**Exercise prompt**: Skip the pictures, please, and write out exactly the lines from the opening of the data through the line containing "Chart.register(...registerables);".

═══ Source material

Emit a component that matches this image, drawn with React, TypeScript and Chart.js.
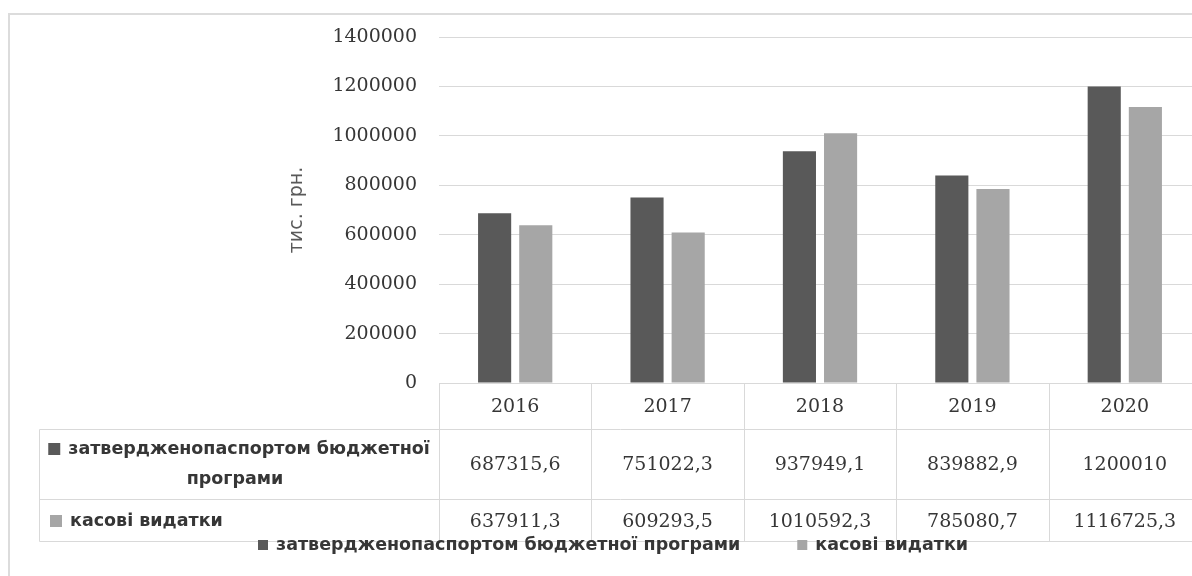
import React, { useEffect, useRef } from "react";
import { Chart, registerables } from "chart.js";

Chart.register(...registerables);

// ---- data ----
const years: string[] = ["2016", "2017", "2018", "2019", "2020"];
const approved: number[] = [687315.6, 751022.3, 937949.1, 839882.9, 1200010];
const cash: number[] = [637911.3, 609293.5, 1010592.3, 785080.7, 1116725.3];
const approvedLabel = "затвердженопаспортом бюджетної програми";
const approvedLabelLines: string[] = ["затвердженопаспортом бюджетної", "програми"];
const cashLabel = "касові видатки";
const yTitle = "тис. грн.";
const yMin = 0;
const yMax = 1400000;
const yStep = 200000;

const darkColor = "#595959";
const lightColor = "#a6a6a6";
const lineColor = "#d9d9d9";
const textColor = "#363636";

const fmt = (v: number) => String(v).replace(".", ",");

const serifFont = "'DejaVu Serif', serif";
const sansFont = "'DejaVu Sans', sans-serif";

const tablePlugin = {
  id: "dataTable",
  beforeDraw(chart: any) {
    const { ctx } = chart;
    ctx.save();
    ctx.strokeStyle = "#dcdcdc";
    ctx.lineWidth = 2;
    ctx.beginPath();
    ctx.moveTo(9, chart.height);
    ctx.lineTo(9, 14);
    ctx.lineTo(chart.width, 14);
    ctx.stroke();
    ctx.restore();
  },
  afterDraw(chart: any) {
    const { ctx, chartArea } = chart;
    const x = chart.scales.x;
    const n = years.length;
    const colW = (x.right - x.left) / n;
    const top = chartArea.bottom;
    const row1 = top + 46;
    const row2 = row1 + 70;
    const bottom = row2 + 42;
    const tableLeft = 39;

    ctx.save();
    ctx.strokeStyle = lineColor;
    ctx.lineWidth = 1;
    const line = (x1: number, y1: number, x2: number, y2: number) => {
      ctx.beginPath();
      ctx.moveTo(Math.round(x1) + 0.5, Math.round(y1) + 0.5);
      ctx.lineTo(Math.round(x2) + 0.5, Math.round(y2) + 0.5);
      ctx.stroke();
    };
    line(tableLeft, row1, x.right, row1);
    line(tableLeft, row2, x.right, row2);
    line(tableLeft, bottom, x.right, bottom);
    line(tableLeft, row1, tableLeft, bottom);
    for (let i = 0; i <= n; i++) {
      const xx = x.left + i * colW;
      line(xx, top, xx, bottom);
    }

    ctx.fillStyle = textColor;
    ctx.textAlign = "center";
    ctx.textBaseline = "middle";
    ctx.font = `19px ${serifFont}`;
    for (let i = 0; i < n; i++) {
      const cx = x.getPixelForValue(i);
      ctx.fillText(years[i], cx, (top + row1) / 2 + 1);
      ctx.fillText(fmt(approved[i]), cx, (row1 + row2) / 2 + 1);
      ctx.fillText(fmt(cash[i]), cx, (row2 + bottom) / 2 + 2);
    }

    // row labels
    ctx.font = `bold 17.5px ${sansFont}`;
    const labelCenter = (tableLeft + x.left) / 2;
    const l1w = ctx.measureText(approvedLabelLines[0]).width;
    const sq = 12;
    const full1 = sq + 8 + l1w;
    const start1 = labelCenter - full1 / 2;
    const y1 = row1 + 20;
    ctx.fillStyle = darkColor;
    ctx.fillRect(start1, y1 - sq / 2, sq, sq);
    ctx.fillStyle = textColor;
    ctx.textAlign = "left";
    ctx.fillText(approvedLabelLines[0], start1 + sq + 8, y1);
    ctx.textAlign = "center";
    ctx.fillText(approvedLabelLines[1], labelCenter - 4, row1 + 50);

    const y2 = (row2 + bottom) / 2 + 1;
    ctx.fillStyle = lightColor;
    ctx.fillRect(50, y2 - sq / 2, sq, sq);
    ctx.fillStyle = textColor;
    ctx.textAlign = "left";
    ctx.fillText(cashLabel, 70, y2);

    // legend
    const ly = 545;
    const lsq = 10;
    let lx = 258;
    ctx.fillStyle = darkColor;
    ctx.fillRect(lx, ly - lsq / 2, lsq, lsq);
    ctx.fillStyle = textColor;
    ctx.fillText(approvedLabel, lx + lsq + 8, ly);
    lx = lx + lsq + 8 + ctx.measureText(approvedLabel).width + 57;
    ctx.fillStyle = lightColor;
    ctx.fillRect(lx, ly - lsq / 2, lsq, lsq);
    ctx.fillStyle = textColor;
    ctx.fillText(cashLabel, lx + lsq + 8, ly);

    ctx.restore();
  },
};

export default function App() {
  const ref = useRef<HTMLCanvasElement | null>(null);

  useEffect(() => {
    if (!ref.current) return;
    const chart = new Chart(ref.current, {
      type: "bar",
      data: {
        labels: years,
        datasets: [
          {
            label: approvedLabel,
            data: approved,
            backgroundColor: darkColor,
            categoryPercentage: 0.54,
            barPercentage: 0.805,
          },
          {
            label: cashLabel,
            data: cash,
            backgroundColor: lightColor,
            categoryPercentage: 0.54,
            barPercentage: 0.805,
          },
        ],
      },
      options: {
        responsive: false,
        animation: false,
        layout: { padding: { left: 8, right: 9, top: 37, bottom: 0 } },
        plugins: { legend: { display: false }, tooltip: { enabled: false } },
        scales: {
          x: {
            grid: { display: false },
            border: { display: true, color: lineColor },
            ticks: { display: false },
            afterFit: (s: any) => {
              s.height = 193;
            },
          },
          y: {
            min: yMin,
            max: yMax,
            ticks: {
              stepSize: yStep,
              padding: 22,
              color: textColor,
              font: { family: serifFont, size: 19 },
              callback: (v: any) => String(v),
            },
            grid: { color: lineColor, drawTicks: false },
            border: { display: false },
            title: {
              display: true,
              text: yTitle,
              color: "#595959",
              font: { family: sansFont, size: 19 },
              padding: { top: 278, bottom: 0 },
            },
            afterFit: (s: any) => {
              s.width = 431;
            },
          },
        },
      },
      plugins: [tablePlugin],
    });
    return () => chart.destroy();
  }, []);

  return (
    <div
      style={{
        position: "absolute",
        left: 0,
        top: 0,
        width: 1192,
        height: 576,
        overflow: "hidden",
        background: "#fff",
      }}
    >
      <canvas ref={ref} width={1210} height={576} style={{ display: "block" }} />
    </div>
  );
}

══════

**In response**:
Emit a component that matches this image, drawn with React, TypeScript and Chart.js.
import React, { useEffect, useRef } from "react";
import { Chart, registerables } from "chart.js";

Chart.register(...registerables);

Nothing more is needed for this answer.